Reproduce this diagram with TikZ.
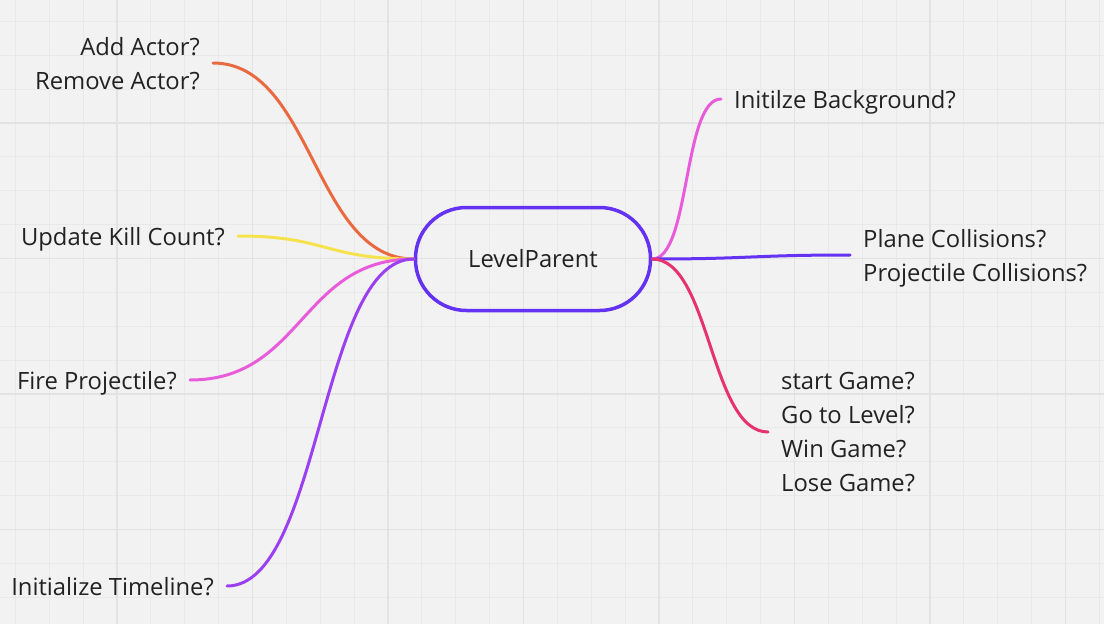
\documentclass[tikz,border=0pt]{standalone}
\usepackage{fontspec}
\setmainfont{Open Sans}
\usepackage{tikz}
\definecolor{boardGray}{HTML}{F2F2F2}
\definecolor{gridMinor}{HTML}{E9E9E9}
\definecolor{gridMajor}{HTML}{E2E2E2}
\definecolor{inkDark}{HTML}{222222}
\definecolor{parentViolet}{HTML}{6432F2}
\definecolor{branchOrange}{HTML}{E96A40}
\definecolor{branchYellow}{HTML}{F6E24C}
\definecolor{branchPink}{HTML}{E85CDC}
\definecolor{branchPurple}{HTML}{9B40F0}
\definecolor{branchRed}{HTML}{E6336E}

\begin{document}
\begin{tikzpicture}[
			x=1pt, y=-1pt,
			every node/.style={font=\fontsize{23.8}{34}\selectfont, text=inkDark},
			parent/.style={
				draw=parentViolet, line width=3.5pt, rounded corners=51pt,
				minimum width=235pt, minimum height=103pt
			},
			leafL/.style={anchor=east, align=right, inner xsep=13pt, inner ysep=0pt, text depth=0pt},
			leafR/.style={anchor=west, align=left, inner xsep=13pt, inner ysep=0pt, text depth=0pt},
			branch/.style={line width=3pt, line cap=round}
			]
			
			% board
			\useasboundingbox (0,0) rectangle (1104,624);
			\begin{scope}
				\clip (0,0) rectangle (1104,624);
				\fill[boardGray] (0,0) rectangle (1104,624);
				\foreach \i in {0,...,32}{
					\pgfmathsetmacro{\gx}{15.4+33.875*\i}
					\draw[gridMinor, line width=1pt] (\gx,0) -- (\gx,624);
				}
				\foreach \j in {0,...,18}{
					\pgfmathsetmacro{\gy}{21.4+33.875*\j}
					\draw[gridMinor, line width=1pt] (0,\gy) -- (1104,\gy);
				}
				\foreach \i in {0,...,7}{
					\pgfmathsetmacro{\gx}{117+135.5*\i}
					\draw[gridMajor, line width=1.8pt] (\gx,0) -- (\gx,624);
				}
				\foreach \j in {0,...,3}{
					\pgfmathsetmacro{\gy}{123+135.5*\j}
					\draw[gridMajor, line width=1.8pt] (0,\gy) -- (1104,\gy);
				}
			\end{scope}
			
			\node[parent] (lp) at (533, 259) {LevelParent};
			
			\node[leafL] (actor) at (213, 63) {Add Actor?\\Remove Actor?};
			\node[leafL] (kill) at (238, 236) {Update Kill Count?};
			\node[leafL] (fire) at (190, 380) {Fire Projectile?};
			\node[leafL] (timeline) at (227, 586) {Initialize Timeline?};
			
			\node[leafR] (bg) at (721, 99) {Initilze Background?};
			\node[leafR] (coll) at (850, 255) {Plane Collisions?\\Projectile Collisions?};
			\node[leafR] (game) at (768, 432) {start Game?\\Go to Level?\\Win Game?\\Lose Game?};
			
			\draw[branch, branchOrange] (lp.west) .. controls +(-100,0) and +(100,0) .. (actor.east);
			\draw[branch, branchYellow] (lp.west) .. controls +(-89,0) and +(89,0) .. (kill.east);
			\draw[branch, branchPink] (lp.west) .. controls +(-113,0) and +(113,0) .. (fire.east);
			\draw[branch, branchPurple] (lp.west) .. controls +(-94,0) and +(94,0) .. (timeline.east);
			\draw[branch, branchPink] (lp.east) .. controls +(38,0) and +(-38,0) .. (bg.west);
			\draw[branch, parentViolet] (lp.east) .. controls +(99,0) and +(-99,0) .. (coll.west);
			\draw[branch, branchRed] (lp.east) .. controls +(58,0) and +(-58,0) .. (game.west);
			
		\end{tikzpicture}
\end{document}
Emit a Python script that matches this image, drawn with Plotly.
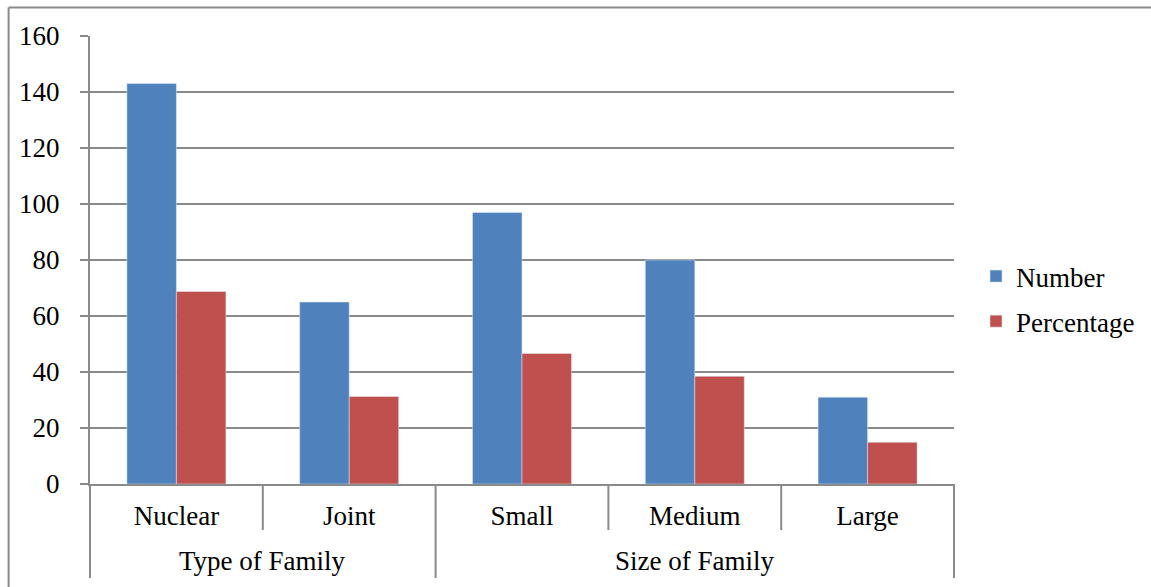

————

EXERCISE TASK.
Omit the pictures and reproduce the listing exactly.

FINISHED TASK.
Reproduce this diagram with TikZ.
\documentclass[tikz,border=0pt]{standalone}
\usepackage{fontspec}
\setmainfont{Open Sans}
\usepackage{tikz}
\definecolor{boardGray}{HTML}{F2F2F2}
\definecolor{gridMinor}{HTML}{E9E9E9}
\definecolor{gridMajor}{HTML}{E2E2E2}
\definecolor{inkDark}{HTML}{222222}
\definecolor{parentViolet}{HTML}{6432F2}
\definecolor{branchOrange}{HTML}{E96A40}
\definecolor{branchYellow}{HTML}{F6E24C}
\definecolor{branchPink}{HTML}{E85CDC}
\definecolor{branchPurple}{HTML}{9B40F0}
\definecolor{branchRed}{HTML}{E6336E}

\begin{document}
\begin{tikzpicture}[
			x=1pt, y=-1pt,
			every node/.style={font=\fontsize{23.8}{34}\selectfont, text=inkDark},
			parent/.style={
				draw=parentViolet, line width=3.5pt, rounded corners=51pt,
				minimum width=235pt, minimum height=103pt
			},
			leafL/.style={anchor=east, align=right, inner xsep=13pt, inner ysep=0pt, text depth=0pt},
			leafR/.style={anchor=west, align=left, inner xsep=13pt, inner ysep=0pt, text depth=0pt},
			branch/.style={line width=3pt, line cap=round}
			]
			
			% board
			\useasboundingbox (0,0) rectangle (1104,624);
			\begin{scope}
				\clip (0,0) rectangle (1104,624);
				\fill[boardGray] (0,0) rectangle (1104,624);
				\foreach \i in {0,...,32}{
					\pgfmathsetmacro{\gx}{15.4+33.875*\i}
					\draw[gridMinor, line width=1pt] (\gx,0) -- (\gx,624);
				}
				\foreach \j in {0,...,18}{
					\pgfmathsetmacro{\gy}{21.4+33.875*\j}
					\draw[gridMinor, line width=1pt] (0,\gy) -- (1104,\gy);
				}
				\foreach \i in {0,...,7}{
					\pgfmathsetmacro{\gx}{117+135.5*\i}
					\draw[gridMajor, line width=1.8pt] (\gx,0) -- (\gx,624);
				}
				\foreach \j in {0,...,3}{
					\pgfmathsetmacro{\gy}{123+135.5*\j}
					\draw[gridMajor, line width=1.8pt] (0,\gy) -- (1104,\gy);
				}
			\end{scope}
			
			\node[parent] (lp) at (533, 259) {LevelParent};
			
			\node[leafL] (actor) at (213, 63) {Add Actor?\\Remove Actor?};
			\node[leafL] (kill) at (238, 236) {Update Kill Count?};
			\node[leafL] (fire) at (190, 380) {Fire Projectile?};
			\node[leafL] (timeline) at (227, 586) {Initialize Timeline?};
			
			\node[leafR] (bg) at (721, 99) {Initilze Background?};
			\node[leafR] (coll) at (850, 255) {Plane Collisions?\\Projectile Collisions?};
			\node[leafR] (game) at (768, 432) {start Game?\\Go to Level?\\Win Game?\\Lose Game?};
			
			\draw[branch, branchOrange] (lp.west) .. controls +(-100,0) and +(100,0) .. (actor.east);
			\draw[branch, branchYellow] (lp.west) .. controls +(-89,0) and +(89,0) .. (kill.east);
			\draw[branch, branchPink] (lp.west) .. controls +(-113,0) and +(113,0) .. (fire.east);
			\draw[branch, branchPurple] (lp.west) .. controls +(-94,0) and +(94,0) .. (timeline.east);
			\draw[branch, branchPink] (lp.east) .. controls +(38,0) and +(-38,0) .. (bg.west);
			\draw[branch, parentViolet] (lp.east) .. controls +(99,0) and +(-99,0) .. (coll.west);
			\draw[branch, branchRed] (lp.east) .. controls +(58,0) and +(-58,0) .. (game.west);
			
		\end{tikzpicture}
\end{document}
Emit a Python script that matches this image, drawn with Plotly.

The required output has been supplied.